In this installment of Provocative Ideas, Google Digital Marketing Evangelist and Market Motive Inc. co-founder Avinash Kaushik talks about how, in our hyper-fragmented world, the single best thing a brand can do for itself is find a way to get attention. But, he warns, you also don't want attention just for attention's sake.
We live in a hyper fragmented world with, quite literally, hundreds of TV channels, thousands of social connections and millions of websites. In this environment, the single biggest gift any brand can get is attention. And not just the few seconds you get by showing 19 ads on one web page, tweeting one relevant link, showing the same ad for DirecTV six times on one 23-minute Hulu program, or showing up for a query for "flights to Sao Paulo" when you only fly to Europe. Attention is a brand's most precious commodity, but it's all too easy to squander that attention if you don't get every element of your messaging — including your social-media messaging — just right.

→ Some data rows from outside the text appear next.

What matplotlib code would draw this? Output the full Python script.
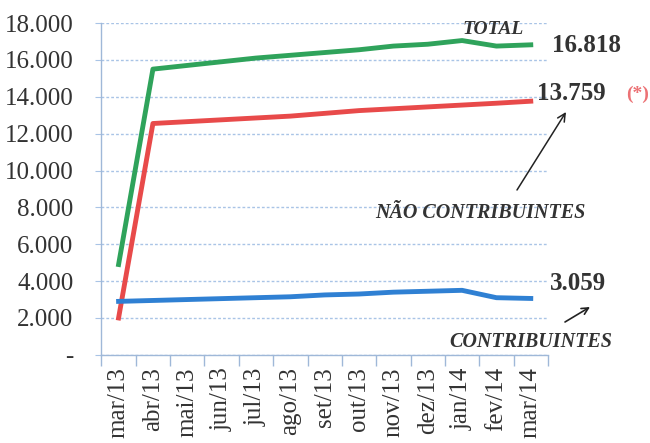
import matplotlib
matplotlib.use("Agg")
import matplotlib.pyplot as plt
from matplotlib.ticker import FuncFormatter, FixedLocator
from matplotlib.patches import FancyArrowPatch

months = ["mar/13", "abr/13", "mai/13", "jun/13", "jul/13", "ago/13", "set/13",
          "out/13", "nov/13", "dez/13", "jan/14", "fev/14", "mar/14"]
total = [4900, 15500, 15700, 15900, 16100, 16250, 16400, 16550, 16750, 16850, 17050, 16750, 16818]
nao_contrib = [2000, 12550, 12650, 12750, 12850, 12950, 13100, 13250, 13350, 13450, 13550, 13650, 13759]
contrib = [2900, 2950, 3000, 3050, 3100, 3150, 3250, 3300, 3400, 3450, 3500, 3100, 3059]
yticks = [0, 2000, 4000, 6000, 8000, 10000, 12000, 14000, 16000, 18000]

plt.rcParams['font.family'] = ['Liberation Serif', 'DejaVu Serif']
txt = '#333333'
grid_c = '#a9c4e6'

fig = plt.figure(figsize=(6.5, 4.43), dpi=100)
ax = fig.add_axes([0.156, 0.199, 0.687, 0.749])

x = list(range(len(months)))
ax.plot(x, total, color='#2fa35b', lw=3.5, solid_joinstyle='round')
ax.plot(x, nao_contrib, color='#e84a4a', lw=3.5, solid_joinstyle='round')
ax.plot(x, contrib, color='#2f80d3', lw=3.5, solid_joinstyle='round')

ax.set_xlim(-0.5, len(months) - 0.5)
ax.set_ylim(0, 18000)
ax.set_yticks(yticks)
ax.yaxis.set_major_formatter(FuncFormatter(lambda v, p: '-' if v == 0 else f"{int(v):,}".replace(',', '.')))
ax.grid(axis='y', color=grid_c, linestyle=(0, (2, 1.5)), lw=1.0)
ax.set_axisbelow(True)

ax.set_xticks(x)
ax.set_xticklabels(months, rotation=90)
ax.xaxis.set_minor_locator(FixedLocator([i - 0.5 for i in range(len(months) + 1)]))
ax.tick_params(axis='x', which='major', length=0, pad=9, labelsize=18, labelcolor=txt)
ax.tick_params(axis='x', which='minor', length=8, color='#9fb8d8', width=1)
ax.tick_params(axis='y', length=4, color=grid_c, labelsize=18, labelcolor=txt, pad=16)

for s in ['top', 'right']:
    ax.spines[s].set_visible(False)
for s in ['left', 'bottom']:
    ax.spines[s].set_color('#9fb8d8')
    ax.spines[s].set_linewidth(1)

def fx(px):
    return px / 650

def fy(py):
    return 1 - py / 443

fig.text(fx(493), fy(29), 'TOTAL', ha='center', va='center', fontsize=14,
         fontweight='bold', style='italic', color=txt)
fig.text(fx(552), fy(45), '16.818', ha='left', va='center', fontsize=18,
         fontweight='bold', color=txt)
fig.text(fx(537), fy(94), '13.759', ha='left', va='center', fontsize=18,
         fontweight='bold', color=txt)
fig.text(fx(626), fy(94), '(*)', ha='left', va='center', fontsize=14,
         fontweight='bold', color='#ec7275')
fig.text(fx(480), fy(213), 'NÃO CONTRIBUINTES', ha='center', va='center', fontsize=14.5,
         fontweight='bold', style='italic', color=txt)
fig.text(fx(550), fy(283), '3.059', ha='left', va='center', fontsize=18,
         fontweight='bold', color=txt)
fig.text(fx(531), fy(342), 'CONTRIBUINTES', ha='center', va='center', fontsize=14.5,
         fontweight='bold', style='italic', color=txt)

fig.add_artist(FancyArrowPatch((fx(517), fy(190)), (fx(566), fy(112)),
               transform=fig.transFigure, arrowstyle='->', mutation_scale=14, color='#222222', lw=1.1,
               shrinkA=0, shrinkB=0))
fig.add_artist(FancyArrowPatch((fx(565), fy(322)), (fx(590), fy(307)),
               transform=fig.transFigure, arrowstyle='->', mutation_scale=12, color='#222222', lw=1.2,
               shrinkA=0, shrinkB=0))

fig.savefig('out.png', dpi=100, facecolor='white')
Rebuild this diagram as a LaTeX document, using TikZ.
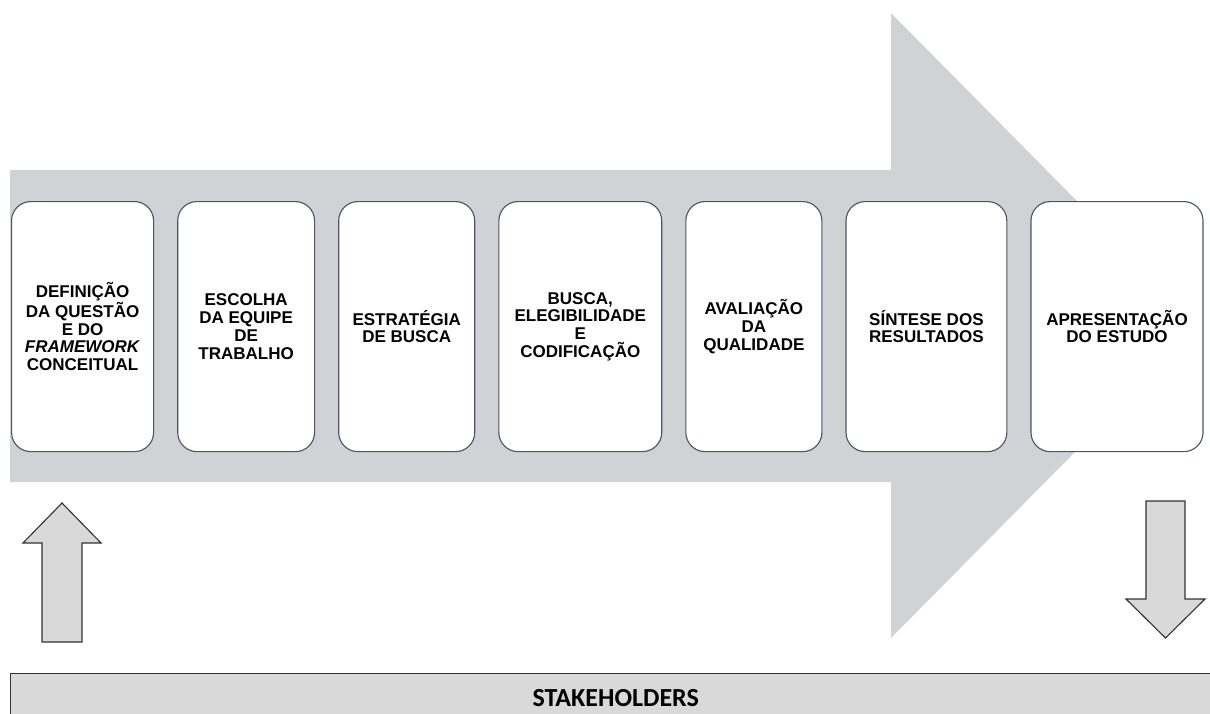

Positive attention on social media platforms results from understanding the true strength of each channel and then engaging uniquely with your audience. Here's a good example. I bike-ride a lot. I walk a lot. In general, I'm a big fan of exercise. I would follow Gatorade on Twitter with the exercise connection of that brand. But to me, Gatorade's social media messaging has been less than optimal. Why? Because sometimes they seem to be using social media just to get attention for attention's sake, and not to deliver more meaningful messages. Too often they just retweet other peoples tweets about them, which isn't making the best use of their potentially very powerful social media presence.

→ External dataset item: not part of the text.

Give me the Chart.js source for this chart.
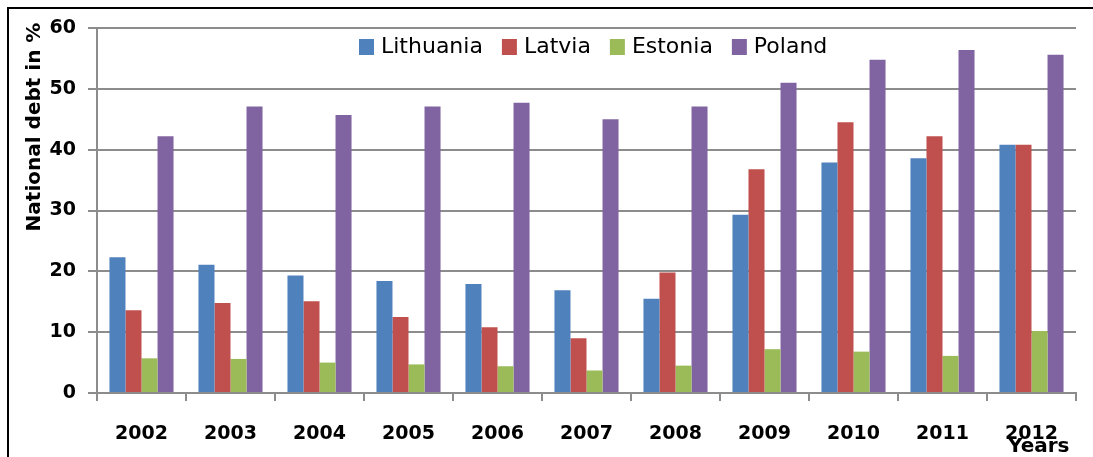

Positive attention on social media platforms results from understanding the true strength of each channel and then engaging uniquely with your audience.
How could Gatorade have better gotten and held my attention? I think a Twitter stream about hydration would be worth following. I also think their tweets could better support their excellent offline campaign, "Helping athletes get the most out of their bodies before, during and after activity." Why don't more brands go for grabbing my attention and keeping it in their social media efforts? Why not bring the same level of care and detail to doing social media right, and winning a direct relationship with me, that major brands almost always put into their TV and print campaigns? Not favoring one or the other, but doing both exceptionally well. That's how you earn positive attention.
Or consider: Why do Priceline and Expedia mobile apps only do pricing? Why do they not have a "TripIt"-like functionality built in? If they did, I would move way beyond having an app that searches for hotels, to having an app that is central to my life. (TripIt genuinely provides such value.) It would be an app I would use all the time, and that I would, of course, turn to whenever I thought about booking future travel.
Get it? The best way to get attention is by creating irresistible, daily utility.
I apply this thinking to my own social media efforts. With 55,000 RSS Subscribers and 110,000 visits a month, my blog, Occam's Razor, could make a few dollars with AdSense, or Display ads, or some other annoying interstitial offer. It could also make a few more dollars if I constantly promoted my books in all my posts. Yet I don't do this. Instead, Occam's Razor simply provides content. (My motto for my blog has always been: "incredible, relevant, of value.") You see, I don't want your AdSense clicks. I want your attention. And I know I can monetize your positive attention 100 times more than I can leveraging all the other nuisance messaging combined.
So what is your business shooting for online when it comes to digital marketing? What are you doing to earn, and keep, attention?